▶

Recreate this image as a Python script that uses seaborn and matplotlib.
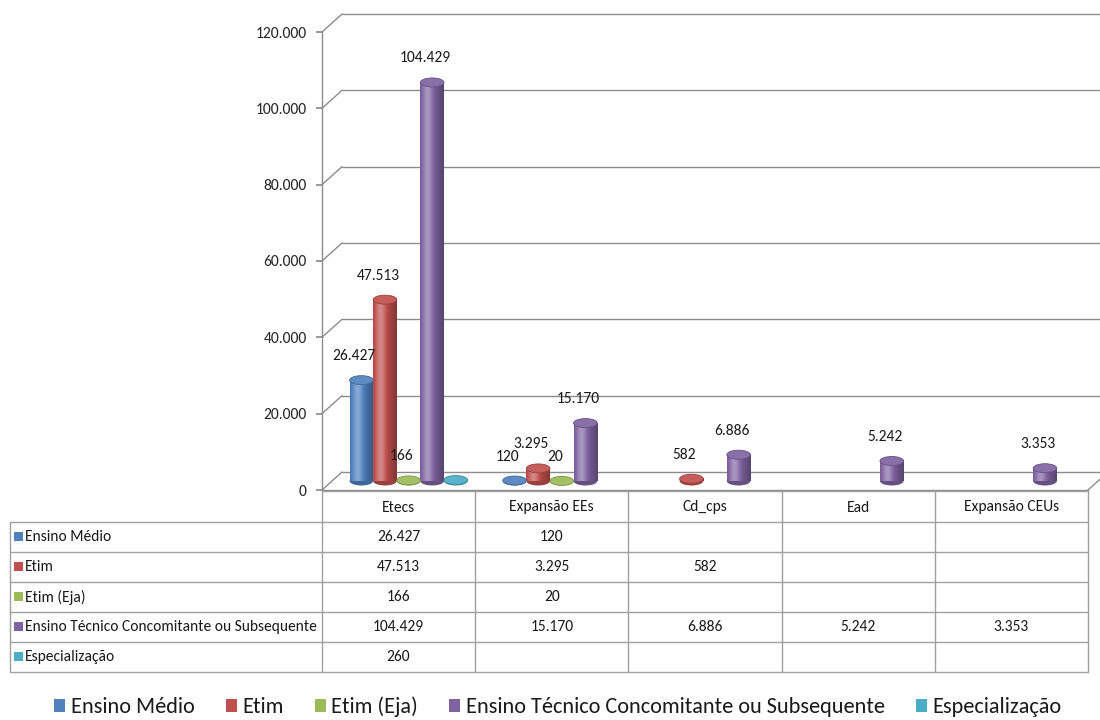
import numpy as np
import pandas as pd
import matplotlib
matplotlib.use('Agg')
import matplotlib.pyplot as plt
import seaborn as sns
from matplotlib.patches import Ellipse, Patch, Rectangle
from matplotlib import font_manager, colors as mcolors

# dados do gráfico
categorias = ['Etecs', 'Expansão EEs', 'Cd_cps', 'Ead', 'Expansão CEUs']
series = ['Ensino Médio', 'Etim', 'Etim (Eja)',
          'Ensino Técnico Concomitante ou Subsequente', 'Especialização']
ensino_medio = [26427, 120, None, None, None]
etim = [47513, 3295, 582, None, None]
etim_eja = [166, 20, None, None, None]
ensino_tecnico = [104429, 15170, 6886, 5242, 3353]
especializacao = [260, None, None, None, None]
series_sem_rotulo = ['Especialização']
y_ticks = [0, 20000, 40000, 60000, 80000, 100000, 120000]
cores = ['#4F81BD', '#C0504D', '#9BBB59', '#8064A2', '#4BACC6']

valores = [ensino_medio, etim, etim_eja, ensino_tecnico, especializacao]
linhas = []
for s, vals in zip(series, valores):
    for c, v in zip(categorias, vals):
        linhas.append({'categoria': c, 'serie': s, 'valor': v})
df = pd.DataFrame(linhas)
df_plot = df.dropna()


def fmt(v):
    return f'{v:,.0f}'.replace(',', '.')


sns.set_theme(style='white')
nomes = {f.name for f in font_manager.fontManager.ttflist}
fonte = 'Carlito' if 'Carlito' in nomes else 'Liberation Sans'
plt.rcParams['font.family'] = [fonte, 'DejaVu Sans']
plt.rcParams['text.color'] = '#1a1a1a'

W, H = 1100, 720
L, R, B, T = 322, 1088, 490, 32
ymax = 120000
grid = '#8C8C8C'
fs = 11.2

fig = plt.figure(figsize=(W / 100, H / 100), dpi=100)
ax = fig.add_axes([L / W, (H - B) / H, (R - L) / W, (B - T) / H])

sns.barplot(data=df_plot, x='categoria', y='valor', hue='serie', order=categorias,
            hue_order=series, palette=cores, width=0.77, saturation=1,
            legend=False, ax=ax, edgecolor='none')

sx = (R - L) / len(categorias)      # px por categoria
py = (B - T) / ymax                  # px por unidade
dx = 20 / sx
dy = 18 / py
eh = 9 / py

# parede de fundo e linhas de grade em perspectiva
for v in y_ticks:
    ax.plot([-0.5, -0.5 + dx], [v, v + dy], color=grid, lw=1, clip_on=False, zorder=0.5)
    ax.plot([-0.5 + dx, 4.5 + dx], [v + dy, v + dy], color=grid, lw=1, clip_on=False, zorder=0.5)
ax.plot([-0.5, -0.5], [0, ymax], color=grid, lw=1, clip_on=False, zorder=0.5)
ax.plot([-0.5, 4.5], [0, 0], color=grid, lw=1, clip_on=False, zorder=0.5)
ax.plot([4.5, 4.5 + dx], [0, dy], color=grid, lw=1, clip_on=False, zorder=0.5)


def cilindro(cor, n=64):
    t = np.linspace(0, 1, n)
    f = 0.38 * np.exp(-((t - 0.32) / 0.22) ** 2) - 0.32 * t ** 2 - 0.12 * (1 - t) ** 4
    base = np.array(mcolors.to_rgb(cor))
    img = np.zeros((1, n, 3))
    for k in range(n):
        if f[k] >= 0:
            img[0, k] = base + (1 - base) * f[k]
        else:
            img[0, k] = base * (1 + f[k])
    return np.clip(img, 0, 1)


for cont, s, cor in zip(ax.containers, series, cores):
    for bar in cont:
        h = bar.get_height()
        if np.isnan(h):
            continue
        w = bar.get_width()
        x0 = bar.get_x() + dx / 2
        y0 = dy / 2
        bar.set_visible(False)
        cx = x0 + w / 2
        escuro = np.array(mcolors.to_rgb(cor)) * 0.8
        ax.add_patch(Ellipse((cx, y0), w, eh, facecolor=escuro, edgecolor='none',
                             zorder=2.9, clip_on=False))
        ax.imshow(cilindro(cor), extent=(x0, x0 + w, y0, y0 + h), aspect='auto',
                  interpolation='bicubic', zorder=3, clip_on=False)
        topo = np.array(mcolors.to_rgb(cor))
        topo = topo + (1 - topo) * 0.08
        ax.add_patch(Ellipse((cx, y0 + h), w, eh, facecolor=topo, edgecolor=escuro,
                             lw=0.6, zorder=3.2, clip_on=False))
        if s not in series_sem_rotulo:
            ax.annotate(fmt(h), (cx, y0 + h), xytext=(-7, 24), textcoords='offset pixels',
                        ha='center', va='center', fontsize=fs, zorder=5)

ax.set_xlim(-0.5, 4.5)
ax.set_ylim(0, ymax)
ax.set_xticks([])
ax.set_yticks(y_ticks)
ax.set_yticklabels([fmt(v) for v in y_ticks])
ax.tick_params(axis='y', left=True, length=4, color=grid, pad=7, labelsize=fs)
ax.set_xlabel('')
ax.set_ylabel('')
for sp in ax.spines.values():
    sp.set_visible(False)
ax.patch.set_alpha(0)

# tabela de dados
tab = fig.add_axes([0, 0, 1, 1])
tab.set_xlim(0, W)
tab.set_ylim(H, 0)
tab.axis('off')
tab.patch.set_alpha(0)
linha_tab = '#A0A0A0'
col_x = [L + sx * i for i in range(len(categorias) + 1)]
topo_tab = B + 1
row_h = 30
y_rows = [topo_tab + 31 + row_h * i for i in range(len(series) + 1)]
x_esq = 10

tab.plot([col_x[0], col_x[-1]], [topo_tab, topo_tab], color=linha_tab, lw=1)
for y in y_rows:
    tab.plot([x_esq, col_x[-1]], [y, y], color=linha_tab, lw=1)
for x in col_x:
    tab.plot([x, x], [topo_tab, y_rows[-1]], color=linha_tab, lw=1)
tab.plot([x_esq, x_esq], [y_rows[0], y_rows[-1]], color=linha_tab, lw=1)

for j, c in enumerate(categorias):
    tab.text((col_x[j] + col_x[j + 1]) / 2, (topo_tab + y_rows[0]) / 2 + 1, c,
             ha='center', va='center', fontsize=fs)
for i, (s, vals, cor) in enumerate(zip(series, valores, cores)):
    yc = (y_rows[i] + y_rows[i + 1]) / 2
    tab.add_patch(Rectangle((14, yc - 5), 9, 9, facecolor=cor, edgecolor='none'))
    tab.text(25, yc, s, ha='left', va='center', fontsize=fs)
    for j, v in enumerate(vals):
        if v is not None:
            tab.text((col_x[j] + col_x[j + 1]) / 2, yc, fmt(v),
                     ha='center', va='center', fontsize=fs)

# legenda
handles = [Patch(facecolor=c, edgecolor='none', label=s) for s, c in zip(series, cores)]
fig.legend(handles=handles, loc='center', bbox_to_anchor=(558 / W, 1 - 707 / H),
           ncol=5, frameon=False, fontsize=16, handlelength=0.5, handleheight=0.5,
           handletextpad=0.25, columnspacing=1.4, borderpad=0)

fig.savefig('out.png', dpi=100)
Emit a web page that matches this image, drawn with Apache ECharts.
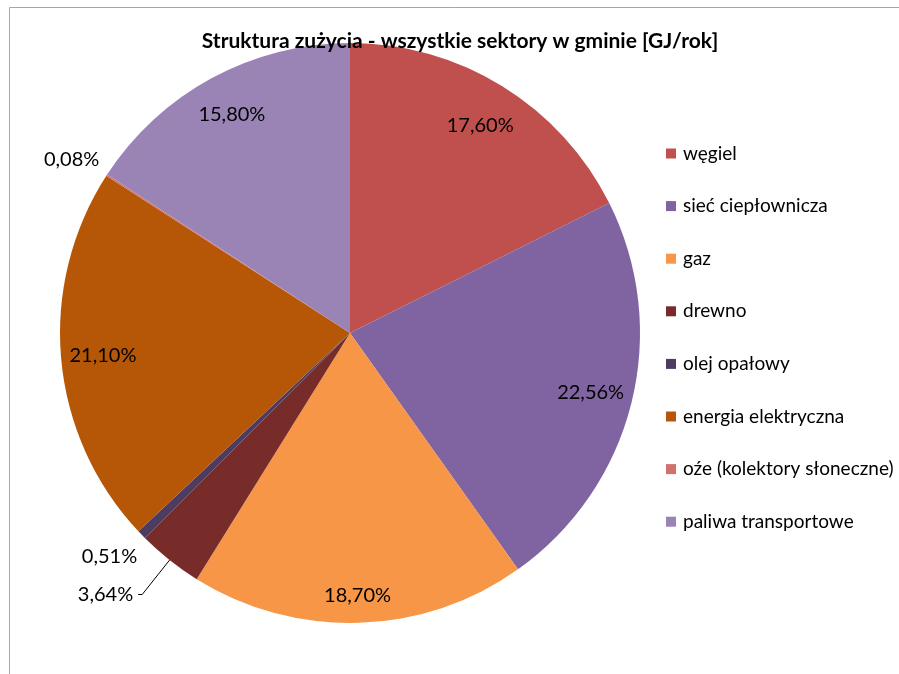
<!DOCTYPE html>
<html>
<head>
<meta charset="utf-8">
<script src="https://cdn.jsdelivr.net/npm/echarts@6/dist/echarts.min.js"></script>
<style>
html,body{margin:0;padding:0;background:#fff;}
#chart{width:899px;height:674px;}
</style>
</head>
<body>
<div id="chart"></div>
<script>
const categories = ['węgiel','sieć ciepłownicza','gaz','drewno','olej opałowy','energia elektryczna','oźe (kolektory słoneczne)','paliwa transportowe'];
const values = [17.60, 22.56, 18.70, 3.64, 0.51, 21.10, 0.08, 15.80];
const colors = ['#C0504D','#8064A2','#F79646','#772C2A','#4D3B62','#B65708','#D0716E','#9A84B5'];
const outsideLabels = ['drewno','olej opałowy','oźe (kolektory słoneczne)'];
const title = 'Struktura zużycia - wszystkie sektory w gminie [GJ/rok]';

const FONT = 'Lato, "Open Sans", sans-serif';
const fmt = p => p.value.toFixed(2).replace('.', ',') + '%';

// styling: leader-line lengths and small label nudges (layout only)
const lineLen = { 'drewno': [44, 4], 'olej opałowy': [20, 0], 'oźe (kolektory słoneczne)': [10, 0] };
const nudge = { 'olej opałowy': [15, 8], 'oźe (kolektory słoneczne)': [6, -10], 'gaz': [0, 15], 'węgiel': [0, 4] };

const mainData = categories.map((c, i) => {
  const isOut = outsideLabels.indexOf(c) >= 0;
  return {
    name: c, value: values[i],
    itemStyle: { color: colors[i] },
    label: { show: isOut },
    labelLine: isOut ? { show: c === 'drewno', length: lineLen[c][0], length2: lineLen[c][1] } : { show: false }
  };
});
const overlayData = categories.map((c, i) => ({
  name: c, value: values[i],
  itemStyle: { color: 'rgba(0,0,0,0)' },
  label: { show: outsideLabels.indexOf(c) < 0 }
}));

function layoutFn(params) {
  const n = nudge[categories[params.dataIndex]];
  return n ? { dx: n[0], dy: n[1] } : {};
}

const chart = echarts.init(document.getElementById('chart'), null, { renderer: 'canvas' });
chart.setOption({
  animation: false,
  backgroundColor: '#fff',
  title: {
    text: title, left: 455, top: 26, textAlign: 'center',
    textStyle: { fontFamily: FONT, fontWeight: 'bold', fontSize: 21, color: '#000' }
  },
  legend: {
    orient: 'vertical', left: 666, top: 144, padding: 0,
    itemWidth: 10, itemHeight: 10, itemGap: 33.6, icon: 'rect',
    data: categories,
    textStyle: { fontFamily: FONT, fontSize: 19, color: '#000', padding: [0,0,0,2] }
  },
  graphic: [{
    type: 'rect', shape: { x: 9.5, y: 7.5, width: 1000, height: 1000 },
    style: { fill: 'none', stroke: '#A6A6A6', lineWidth: 1 }, silent: true, z: -1
  }],
  series: [{
    type: 'pie', center: [350, 333], radius: [0, 290],
    startAngle: 90, clockwise: true, avoidLabelOverlap: false,
    data: mainData,
    label: {
      position: 'outside', formatter: fmt,
      fontFamily: FONT, fontSize: 20, color: '#000'
    },
    labelLine: { smooth: false, lineStyle: { color: '#000', width: 1 } },
    labelLayout: layoutFn,
    emphasis: { disabled: true }
  }, {
    type: 'pie', center: [350, 333], radius: [200, 290],
    startAngle: 90, clockwise: true, silent: true,
    data: overlayData,
    label: { position: 'inside', formatter: fmt, fontFamily: FONT, fontSize: 20, color: '#000' },
    labelLine: { show: false },
    labelLayout: layoutFn,
    emphasis: { disabled: true }
  }]
});
</script>
</body>
</html>
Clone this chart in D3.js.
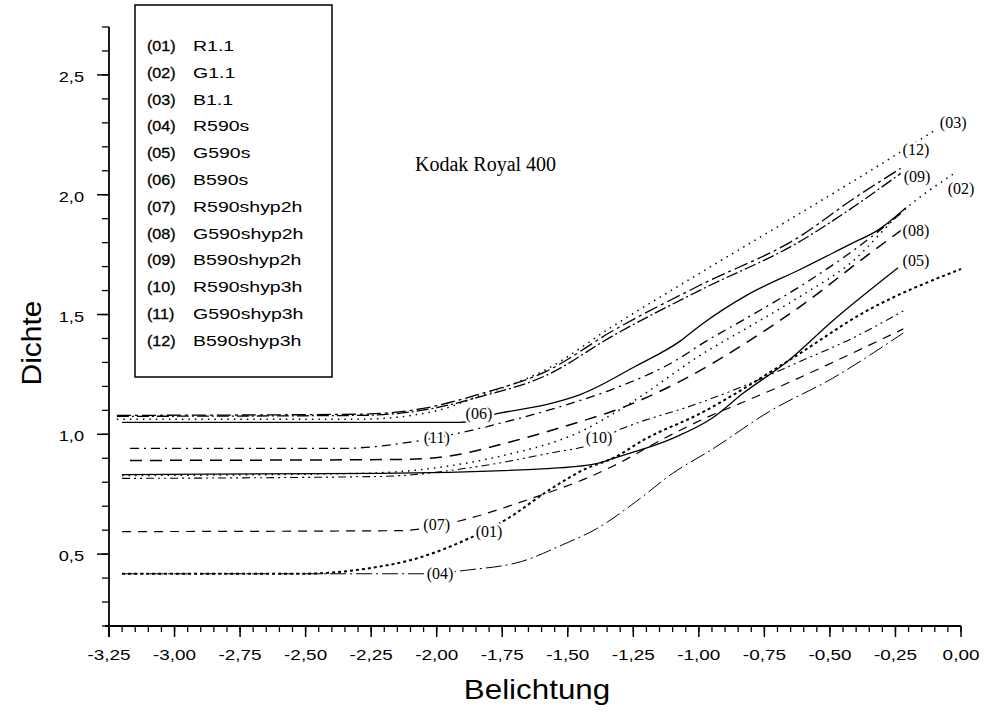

◀

▶ Problem description:
Start at the top of the entries and repeat each line exactly, ending at the line that contains "from matplotlib import". Pictures are not part of the copy.

▶ Result for this exercise:
Recreate this image as a Python script that uses seaborn and matplotlib.
import numpy as np
import pandas as pd
import matplotlib
matplotlib.use('Agg')
import matplotlib.pyplot as plt
import seaborn as sns
from matplotlib.patches import Ellipse, Patch, Rectangle
from matplotlib import font_manager, colors as mcolors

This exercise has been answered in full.